Indeed, a healthy portion of us are likely to get misty-eyed when we listen to a song like “Hello Like Before“–as we quietly remember a certain touching someone who had caressed us over a decade before. Or when we reflect on a friend or acquaintance  we know who perfectly fits a song like “But She’s Lonely”. 

Bill Withers. He a special somebody. Unlike ninety-nine percent of us, he be the only man that I know of who has literally walked away from fame and fortune, turned his back on the narcotic of an audience of thousands applauding. Regularly resisted and refused lucrative offers to make a comeback recording. Bill Withers the performer has left the building. 

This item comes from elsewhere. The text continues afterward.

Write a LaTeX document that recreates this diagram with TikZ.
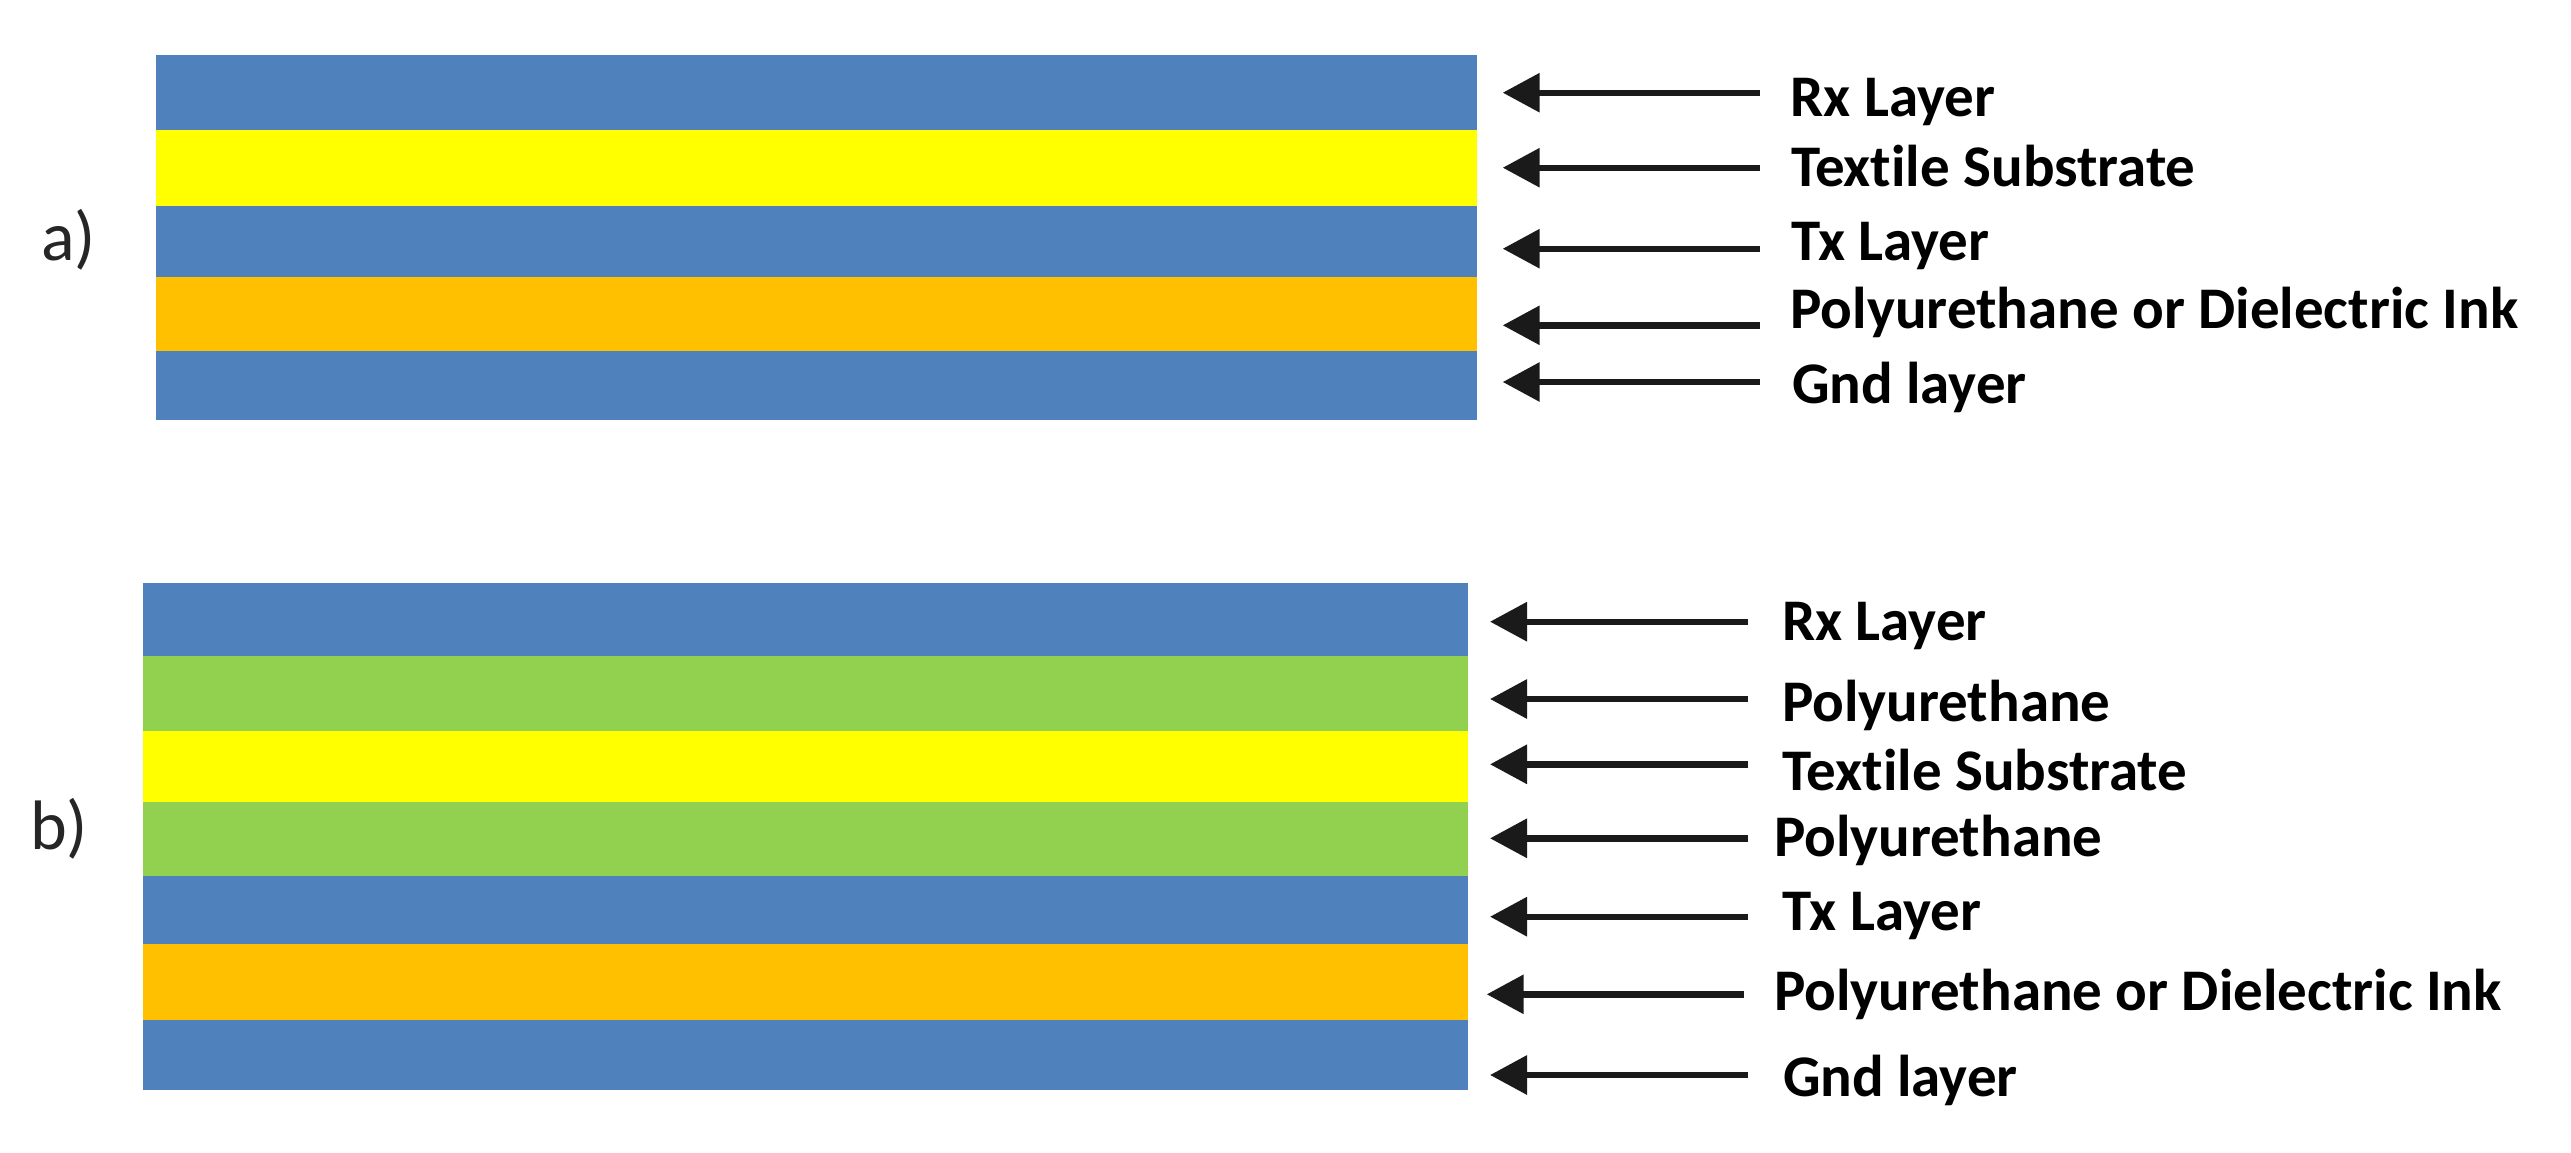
\documentclass[tikz,border=0pt]{standalone}
\usepackage{fontspec}
\setmainfont{Carlito}[Ligatures=NoCommon]
\usetikzlibrary{arrows.meta}
\definecolor{lblue}{HTML}{4F81BD}
\definecolor{lyellow}{HTML}{FFFF00}
\definecolor{lorange}{HTML}{FFC000}
\definecolor{lgreen}{HTML}{92D050}
\definecolor{arrowgray}{HTML}{1A1A1A}
\tikzset{
  layerbox/.style={inner sep=0pt, outer sep=0pt, draw=none, anchor=north west},
  arr/.style={line width=3.2pt, draw=arrowgray, -{Triangle[length=18.5pt,width=19pt]}},
  lbl/.style={anchor=base west, inner sep=0pt, outer sep=0pt, text=black,
              font=\bfseries\fontsize{29.5}{32}\selectfont},
  panel/.style={anchor=base west, inner sep=0pt, outer sep=0pt, text=black!85,
              font=\fontsize{35}{38}\selectfont}
}
\begin{document}
\begin{tikzpicture}[x=0.5pt,y=-0.5pt]
\useasboundingbox (0,0) rectangle (2571,1152);
% panel a layers
\node[layerbox, fill=lblue,   minimum width=660.5pt, minimum height=37.5pt] (a1) at (156,55) {};
\node[layerbox, fill=lyellow, minimum width=660.5pt, minimum height=38pt]   (a2) at (156,130) {};
\node[layerbox, fill=lblue,   minimum width=660.5pt, minimum height=35.5pt] (a3) at (156,206) {};
\node[layerbox, fill=lorange, minimum width=660.5pt, minimum height=37pt]   (a4) at (156,277) {};
\node[layerbox, fill=lblue,   minimum width=660.5pt, minimum height=34.5pt] (a5) at (156,351) {};
% panel b layers
\node[layerbox, fill=lblue,   minimum width=662.5pt, minimum height=36.5pt] (b1) at (143,583) {};
\node[layerbox, fill=lgreen,  minimum width=662.5pt, minimum height=37.5pt] (b2) at (143,656) {};
\node[layerbox, fill=lyellow, minimum width=662.5pt, minimum height=35.5pt] (b3) at (143,731) {};
\node[layerbox, fill=lgreen,  minimum width=662.5pt, minimum height=37pt]   (b4) at (143,802) {};
\node[layerbox, fill=lblue,   minimum width=662.5pt, minimum height=34pt]   (b5) at (143,876) {};
\node[layerbox, fill=lorange, minimum width=662.5pt, minimum height=38pt]   (b6) at (143,944) {};
\node[layerbox, fill=lblue,   minimum width=662.5pt, minimum height=35pt]   (b7) at (143,1020) {};
% panel letters
\node[panel] (pa) at (41,260) {a)};
\node[panel] (pb) at (30,849) {b)};
% labels a
\node[lbl] (la1) at (1790.5,116.7) {Rx Layer};
\node[lbl] (la2) at (1791,186.7) {Textile Substrate};
\node[lbl] (la3) at (1791,260.7) {Tx Layer};
\node[lbl] (la4) at (1790.5,328.3) {Polyurethane or Dielectric Ink};
\node[lbl] (la5) at (1792,403.3) {Gnd layer};
% labels b
\node[lbl] (lb1) at (1782,640) {Rx Layer};
\node[lbl] (lb2) at (1782,721.7) {Polyurethane};
\node[lbl] (lb3) at (1782.7,790) {Textile Substrate};
\node[lbl] (lb4) at (1774,856.7) {Polyurethane};
\node[lbl] (lb5) at (1782.7,930.7) {Tx Layer};
\node[lbl] (lb6) at (1774,1010) {Polyurethane or Dielectric Ink};
\node[lbl] (lb7) at (1783,1096.7) {Gnd layer};
% arrows a
\foreach \i/\y in {1/92.7,2/167.7,3/248.7,4/325.3,5/382}{
  \coordinate (ta\i) at (1760,\y);
  \coordinate (ha\i) at (1502.7,\y);
  \draw[arr] (ta\i) -- (ha\i);
}
% arrows b
\foreach \i/\y/\xt/\xh in {1/621.7/1748.3/1490,2/699/1748.3/1490,3/764.3/1748.3/1490,4/838.3/1748.3/1490,5/916.7/1748.3/1490,6/994.3/1744/1486.7,7/1075/1748.3/1490}{
  \coordinate (tb\i) at (\xt,\y);
  \coordinate (hb\i) at (\xh,\y);
  \draw[arr] (tb\i) -- (hb\i);
}
\end{tikzpicture}
\end{document}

Fortunately, six or seven albums from his fifteen-year period of public performance are available, along with a couple or three videos of him in a television studio. Here is a set I dig from 1972 featuring Melvin Dunlap on bass, James Gadson on drums, Benorce Blackmon on guitar, and Ray Jackson on keyboard.

Bill Withers is an example of a gifted man who has not allowed his gift to push him to keep going long after he should have stopped. Bill was at the top of his game when he gave up being a star.

Maybe it was because he was in his thirties when he started recording. Maybe it is because he is an ornery old man what don’t give a damn about being rich or famous. He made enough to live on and so he only does what he wants to do and later for the rest of the okey-doke.

Still Bill is a magnificent documentary that captures a good bit of both the personality and the mystique of Bill Withers. And here is Stevie Wonder and John Legend inducting Bill Withers into the Rock and Roll Hall of Fame.

So there it is. Bill Withers, one of the best song writers who ever lived, who had the good sense and intestinal fortitude to retire when he was on top. We should all be so blessed as to be able to  be satisfied with whomsoever we actually are without striving to be somebody we are not. We should all be  blessed not to need outside validation to make ourselves feel a complete human being.

Bill Withers–a man who stopped–is a perfect example of success. Enjoy his music, learn from his example of playing the game and not letting the game play him.